There’s another reason why Warner Bros. should have left Snyder’s DCEU movies alone: They’d be better off if they had.
Right now Warner Bros. is taking a brutal beating in the press and the court of public opinion that is social media. Not only is Justice League a huge financial disappointment, but the blame for the film’s failure is being heaped onto the studio’s shoulders. Batman v Superman was a disappointment. A movie that was not engineered as a four-quadrant crowd-pleaser. Snyder was attempting something loftier. Though you could argue his success level, the film they approved and financed was always going to struggle to please audiences. The financial returns for Batman v Superman and Justice League were flawed at the engineering level. For the kind of money Warner Bros. wanted, entirely different creative blueprints would have been needed.

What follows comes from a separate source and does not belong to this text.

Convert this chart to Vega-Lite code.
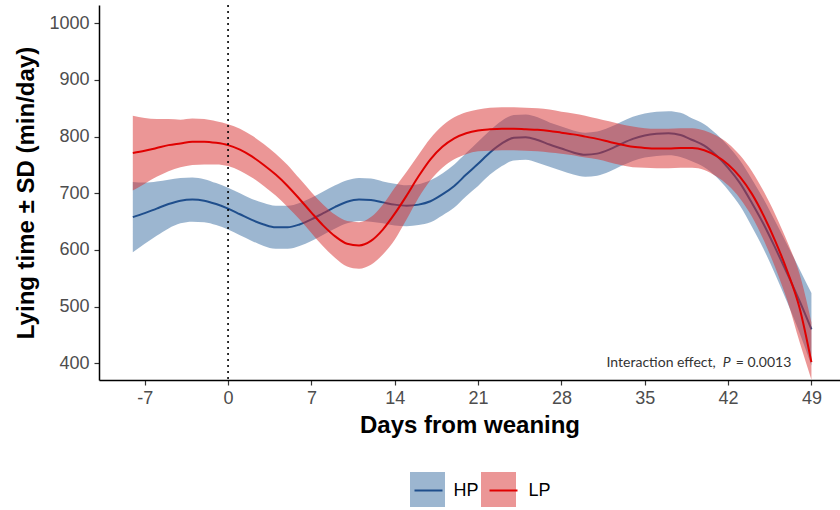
{
  "$schema": "https://vega.github.io/schema/vega-lite/v6.json",
  "width": 741,
  "height": 375,
  "autosize": {"type": "none"},
  "padding": {"left": 99, "top": 5, "right": 0, "bottom": 130},
  "background": "white",
  "config": {
    "view": {"stroke": null},
    "axis": {
      "grid": false,
      "domainColor": "black",
      "domainWidth": 1.5,
      "tickColor": "#333333",
      "tickSize": 5,
      "tickWidth": 1.2,
      "labelColor": "#4d4d4d",
      "labelFont": "Liberation Sans",
      "labelFontSize": 18,
      "titleFont": "Liberation Sans",
      "titleFontSize": 24,
      "titleFontWeight": "bold",
      "titleColor": "black"
    },
    "legend": {"labelFont": "Liberation Sans"}
  },
  "layer": [
    {
      "data": {
        "values": [
          {"day": -8, "group": "HP", "mean": 658, "lo": 596, "hi": 720},
          {"day": -7, "group": "HP", "mean": 665, "lo": 611, "hi": 719},
          {"day": -6, "group": "HP", "mean": 673, "lo": 625, "hi": 721},
          {"day": -5, "group": "HP", "mean": 681, "lo": 638, "hi": 724},
          {"day": -4, "group": "HP", "mean": 687, "lo": 647, "hi": 727},
          {"day": -3, "group": "HP", "mean": 689, "lo": 650, "hi": 728},
          {"day": -2, "group": "HP", "mean": 687, "lo": 649, "hi": 725},
          {"day": -1, "group": "HP", "mean": 681, "lo": 644, "hi": 718},
          {"day": 0, "group": "HP", "mean": 673, "lo": 636, "hi": 710},
          {"day": 1, "group": "HP", "mean": 663, "lo": 626, "hi": 700},
          {"day": 2, "group": "HP", "mean": 653, "lo": 616, "hi": 690},
          {"day": 3, "group": "HP", "mean": 645, "lo": 607, "hi": 683},
          {"day": 4, "group": "HP", "mean": 640, "lo": 602, "hi": 678},
          {"day": 5, "group": "HP", "mean": 640, "lo": 602, "hi": 678},
          {"day": 6, "group": "HP", "mean": 645, "lo": 607, "hi": 683},
          {"day": 7, "group": "HP", "mean": 654, "lo": 616, "hi": 692},
          {"day": 8, "group": "HP", "mean": 665, "lo": 627, "hi": 703},
          {"day": 9, "group": "HP", "mean": 676, "lo": 638, "hi": 714},
          {"day": 10, "group": "HP", "mean": 685, "lo": 647, "hi": 723},
          {"day": 11, "group": "HP", "mean": 689, "lo": 651, "hi": 727},
          {"day": 12, "group": "HP", "mean": 688, "lo": 650, "hi": 726},
          {"day": 13, "group": "HP", "mean": 684, "lo": 647, "hi": 721},
          {"day": 14, "group": "HP", "mean": 680, "lo": 643, "hi": 717},
          {"day": 15, "group": "HP", "mean": 678, "lo": 642, "hi": 714},
          {"day": 16, "group": "HP", "mean": 680, "lo": 644, "hi": 716},
          {"day": 17, "group": "HP", "mean": 686, "lo": 649, "hi": 723},
          {"day": 18, "group": "HP", "mean": 698, "lo": 661, "hi": 735},
          {"day": 19, "group": "HP", "mean": 713, "lo": 675, "hi": 751},
          {"day": 20, "group": "HP", "mean": 733, "lo": 695, "hi": 771},
          {"day": 21, "group": "HP", "mean": 752, "lo": 713, "hi": 791},
          {"day": 22, "group": "HP", "mean": 772, "lo": 733, "hi": 811},
          {"day": 23, "group": "HP", "mean": 788, "lo": 748, "hi": 828},
          {"day": 24, "group": "HP", "mean": 798, "lo": 758, "hi": 838},
          {"day": 25, "group": "HP", "mean": 799, "lo": 759, "hi": 839},
          {"day": 26, "group": "HP", "mean": 794, "lo": 754, "hi": 834},
          {"day": 27, "group": "HP", "mean": 786, "lo": 747, "hi": 825},
          {"day": 28, "group": "HP", "mean": 779, "lo": 740, "hi": 818},
          {"day": 29, "group": "HP", "mean": 772, "lo": 733, "hi": 811},
          {"day": 30, "group": "HP", "mean": 768, "lo": 729, "hi": 807},
          {"day": 31, "group": "HP", "mean": 770, "lo": 731, "hi": 809},
          {"day": 32, "group": "HP", "mean": 777, "lo": 738, "hi": 816},
          {"day": 33, "group": "HP", "mean": 787, "lo": 748, "hi": 826},
          {"day": 34, "group": "HP", "mean": 796, "lo": 757, "hi": 835},
          {"day": 35, "group": "HP", "mean": 802, "lo": 763, "hi": 841},
          {"day": 36, "group": "HP", "mean": 805, "lo": 766, "hi": 844},
          {"day": 37, "group": "HP", "mean": 806, "lo": 767, "hi": 845},
          {"day": 38, "group": "HP", "mean": 803, "lo": 764, "hi": 842},
          {"day": 39, "group": "HP", "mean": 794, "lo": 756, "hi": 832},
          {"day": 40, "group": "HP", "mean": 784, "lo": 746, "hi": 822},
          {"day": 41, "group": "HP", "mean": 767, "lo": 729, "hi": 805},
          {"day": 42, "group": "HP", "mean": 745, "lo": 706, "hi": 784},
          {"day": 43, "group": "HP", "mean": 718, "lo": 678, "hi": 758},
          {"day": 44, "group": "HP", "mean": 683, "lo": 641, "hi": 725},
          {"day": 45, "group": "HP", "mean": 645, "lo": 601, "hi": 689},
          {"day": 46, "group": "HP", "mean": 602, "lo": 555, "hi": 649},
          {"day": 47, "group": "HP", "mean": 557, "lo": 506, "hi": 608},
          {"day": 48, "group": "HP", "mean": 510, "lo": 454, "hi": 566},
          {"day": 49, "group": "HP", "mean": 460, "lo": 396, "hi": 524},
          {"day": -8, "group": "LP", "mean": 771, "lo": 705, "hi": 837},
          {"day": -7, "group": "LP", "mean": 775, "lo": 717, "hi": 833},
          {"day": -6, "group": "LP", "mean": 780, "lo": 729, "hi": 831},
          {"day": -5, "group": "LP", "mean": 785, "lo": 739, "hi": 831},
          {"day": -4, "group": "LP", "mean": 788, "lo": 746, "hi": 830},
          {"day": -3, "group": "LP", "mean": 791, "lo": 750, "hi": 832},
          {"day": -2, "group": "LP", "mean": 791, "lo": 751, "hi": 831},
          {"day": -1, "group": "LP", "mean": 789, "lo": 751, "hi": 827},
          {"day": 0, "group": "LP", "mean": 785, "lo": 748, "hi": 822},
          {"day": 1, "group": "LP", "mean": 777, "lo": 740, "hi": 814},
          {"day": 2, "group": "LP", "mean": 765, "lo": 728, "hi": 802},
          {"day": 3, "group": "LP", "mean": 750, "lo": 713, "hi": 787},
          {"day": 4, "group": "LP", "mean": 733, "lo": 696, "hi": 770},
          {"day": 5, "group": "LP", "mean": 713, "lo": 676, "hi": 750},
          {"day": 6, "group": "LP", "mean": 690, "lo": 654, "hi": 726},
          {"day": 7, "group": "LP", "mean": 666, "lo": 630, "hi": 702},
          {"day": 8, "group": "LP", "mean": 643, "lo": 606, "hi": 680},
          {"day": 9, "group": "LP", "mean": 624, "lo": 586, "hi": 662},
          {"day": 10, "group": "LP", "mean": 611, "lo": 571, "hi": 651},
          {"day": 11, "group": "LP", "mean": 608, "lo": 567, "hi": 649},
          {"day": 12, "group": "LP", "mean": 616, "lo": 574, "hi": 658},
          {"day": 13, "group": "LP", "mean": 636, "lo": 592, "hi": 680},
          {"day": 14, "group": "LP", "mean": 664, "lo": 618, "hi": 710},
          {"day": 15, "group": "LP", "mean": 696, "lo": 654, "hi": 738},
          {"day": 16, "group": "LP", "mean": 730, "lo": 692, "hi": 768},
          {"day": 17, "group": "LP", "mean": 760, "lo": 723, "hi": 797},
          {"day": 18, "group": "LP", "mean": 782, "lo": 745, "hi": 819},
          {"day": 19, "group": "LP", "mean": 797, "lo": 760, "hi": 834},
          {"day": 20, "group": "LP", "mean": 806, "lo": 769, "hi": 843},
          {"day": 21, "group": "LP", "mean": 811, "lo": 774, "hi": 848},
          {"day": 22, "group": "LP", "mean": 813, "lo": 775, "hi": 851},
          {"day": 23, "group": "LP", "mean": 814, "lo": 776, "hi": 852},
          {"day": 24, "group": "LP", "mean": 814, "lo": 776, "hi": 852},
          {"day": 25, "group": "LP", "mean": 813, "lo": 775, "hi": 851},
          {"day": 26, "group": "LP", "mean": 812, "lo": 774, "hi": 850},
          {"day": 27, "group": "LP", "mean": 810, "lo": 772, "hi": 848},
          {"day": 28, "group": "LP", "mean": 807, "lo": 770, "hi": 844},
          {"day": 29, "group": "LP", "mean": 804, "lo": 767, "hi": 841},
          {"day": 30, "group": "LP", "mean": 800, "lo": 763, "hi": 837},
          {"day": 31, "group": "LP", "mean": 796, "lo": 760, "hi": 832},
          {"day": 32, "group": "LP", "mean": 791, "lo": 755, "hi": 827},
          {"day": 33, "group": "LP", "mean": 786, "lo": 750, "hi": 822},
          {"day": 34, "group": "LP", "mean": 782, "lo": 746, "hi": 818},
          {"day": 35, "group": "LP", "mean": 780, "lo": 745, "hi": 815},
          {"day": 36, "group": "LP", "mean": 779, "lo": 744, "hi": 814},
          {"day": 37, "group": "LP", "mean": 779, "lo": 744, "hi": 814},
          {"day": 38, "group": "LP", "mean": 780, "lo": 745, "hi": 815},
          {"day": 39, "group": "LP", "mean": 780, "lo": 745, "hi": 815},
          {"day": 40, "group": "LP", "mean": 776, "lo": 741, "hi": 811},
          {"day": 41, "group": "LP", "mean": 766, "lo": 730, "hi": 802},
          {"day": 42, "group": "LP", "mean": 751, "lo": 714, "hi": 788},
          {"day": 43, "group": "LP", "mean": 729, "lo": 691, "hi": 767},
          {"day": 44, "group": "LP", "mean": 699, "lo": 659, "hi": 739},
          {"day": 45, "group": "LP", "mean": 660, "lo": 617, "hi": 703},
          {"day": 46, "group": "LP", "mean": 614, "lo": 567, "hi": 661},
          {"day": 47, "group": "LP", "mean": 561, "lo": 509, "hi": 613},
          {"day": 48, "group": "LP", "mean": 498, "lo": 438, "hi": 558},
          {"day": 49, "group": "LP", "mean": 402, "lo": 371, "hi": 472}
        ]
      },
      "encoding": {
        "x": {
          "field": "day",
          "type": "quantitative",
          "scale": {"domain": [-10.84, 51.4], "nice": false, "zero": false},
          "axis": {
            "values": [-7, 0, 7, 14, 21, 28, 35, 42, 49],
            "labelExpr": "toString(datum.value)",
            "title": "Days from weaning",
            "labelPadding": 4,
            "titlePadding": 6
          }
        }
      },
      "layer": [
        {
          "transform": [{"filter": "datum.group === 'HP'"}],
          "mark": {"type": "area", "interpolate": "monotone", "fillOpacity": 0.5},
          "encoding": {
            "y": {
              "field": "lo",
              "type": "quantitative",
              "scale": {"domain": [370.5, 1032.3], "nice": false, "zero": false},
              "axis": {
                "values": [400, 500, 600, 700, 800, 900, 1000],
                "labelExpr": "toString(datum.value)",
                "title": "Lying time ± SD (min/day)",
                "labelPadding": 5,
                "titlePadding": 10
              }
            },
            "y2": {"field": "hi"},
            "fill": {
              "field": "group",
              "type": "nominal",
              "scale": {"range": ["#396da1", "#d72d2d"]},
              "legend": {
                "orient": "none",
                "legendX": 311,
                "legendY": 467,
                "direction": "horizontal",
                "title": null,
                "symbolType": "square",
                "symbolSize": 1225,
                "symbolOpacity": 0.5,
                "symbolStrokeWidth": 0,
                "labelExpr": "''",
                "labelFontSize": 17,
                "labelOffset": 0,
                "columnPadding": 36,
                "padding": 0
              }
            }
          }
        },
        {
          "transform": [{"filter": "datum.group === 'HP'"}],
          "mark": {"type": "line", "interpolate": "monotone", "strokeWidth": 2},
          "encoding": {
            "y": {"field": "mean", "type": "quantitative"},
            "stroke": {
              "field": "group",
              "type": "nominal",
              "scale": {"domain": ["HP", "LP"], "range": ["#1f4e8c", "#e00000"]},
              "legend": {
                "orient": "none",
                "legendX": 314.5,
                "legendY": 470.5,
                "direction": "horizontal",
                "title": null,
                "symbolType": "stroke",
                "symbolSize": 784,
                "symbolStrokeWidth": 2,
                "labelFontSize": 18,
                "labelColor": "black",
                "labelOffset": 10,
                "columnPadding": 6,
                "padding": 0
              }
            }
          }
        },
        {
          "transform": [{"filter": "datum.group === 'LP'"}],
          "mark": {"type": "area", "interpolate": "monotone", "fillOpacity": 0.5},
          "encoding": {
            "y": {"field": "lo", "type": "quantitative"},
            "y2": {"field": "hi"},
            "fill": {"field": "group", "type": "nominal"}
          }
        },
        {
          "transform": [{"filter": "datum.group === 'LP'"}],
          "mark": {"type": "line", "interpolate": "monotone", "strokeWidth": 2},
          "encoding": {
            "y": {"field": "mean", "type": "quantitative"},
            "stroke": {"field": "group", "type": "nominal"}
          }
        }
      ]
    },
    {
      "data": {"values": [{"label": "weaning"}]},
      "mark": {"type": "rule", "color": "black", "strokeWidth": 1.6, "strokeDash": [2, 4]},
      "encoding": {"x": {"datum": 0, "type": "quantitative"}}
    },
    {
      "data": {"values": [{"label": "Interaction effect,"}]},
      "mark": {"type": "text", "align": "right", "baseline": "alphabetic", "font": "Lato", "fontSize": 14, "color": "#333333"},
      "encoding": {
        "x": {"datum": 40.96, "type": "quantitative"},
        "y": {"datum": 393, "type": "quantitative"},
        "text": {"field": "label"}
      }
    },
    {
      "data": {"values": [{"label": "P"}]},
      "mark": {"type": "text", "align": "left", "baseline": "alphabetic", "font": "Lato", "fontSize": 14, "fontStyle": "italic", "color": "#333333"},
      "encoding": {
        "x": {"datum": 41.55, "type": "quantitative"},
        "y": {"datum": 393, "type": "quantitative"},
        "text": {"field": "label"}
      }
    },
    {
      "data": {"values": [{"label": "= 0.0013"}]},
      "mark": {"type": "text", "align": "left", "baseline": "alphabetic", "font": "Lato", "fontSize": 14, "color": "#333333"},
      "encoding": {
        "x": {"datum": 42.64, "type": "quantitative"},
        "y": {"datum": 393, "type": "quantitative"},
        "text": {"field": "label"}
      }
    }
  ]
}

Warner Bros.’ tinkering on Batman v Superman gave audiences an incoherent blockbuster. Their wholesale chop-shop reassembly of Justice League created a personality free, cringe-inducing monstrosity. Their attempts to ‘fix’ Justice League ended up creating something infinitely less interesting and worthy of derision. Instead of coming out on the other side like a studio that had let a polarizing filmmaker finish his vision, they come across looking wholly incompetent for putting Snyder in charge in the first place and stripping away anything that made this films remotely interesting.
Does anyone think Justice League would have performed any worse if they had ditched the $100 million dollars worth of re-shoots and let it ride one more time under Snyder’s guidance? Did Warner Bros. really believe that they could fix what was broken in Justice League with some of Joss Whedon’s terrible dialogue? They should have let Snyder complete his vision for these stories, given him the boot when they failed to meet audience expectations and the financial thresholds required to continue and handed the reigns over to someone else at their completion.
Warner Bros. is in such a perilous position right now. They have a hit with Wonder Woman, and whether you like Aquaman or not there’s a finished film being readied for release in 2018. I understand why Warner Bros. thought they needed to destroy Snyder’s Justice League and use the pieces to create something more four-quadrant friendly, but they should have seen this coming.
If they’d let Snyder finish the job, we’d have ended up with another polarizing film with a clear identity, instead of this freakish personality-free hybrid. Then, when the film disappointed at the box office Snyder could have taken the fall and the DC Extended Universe could be handed over to someone else. Because when I watched Justice League, I wasn’t thinking about how Snyder screwed this up. I was thinking that the execs at Warner Bros. have no idea what they’re doing. Not if they think Justice League is a movie anyone wants to ever sit through again.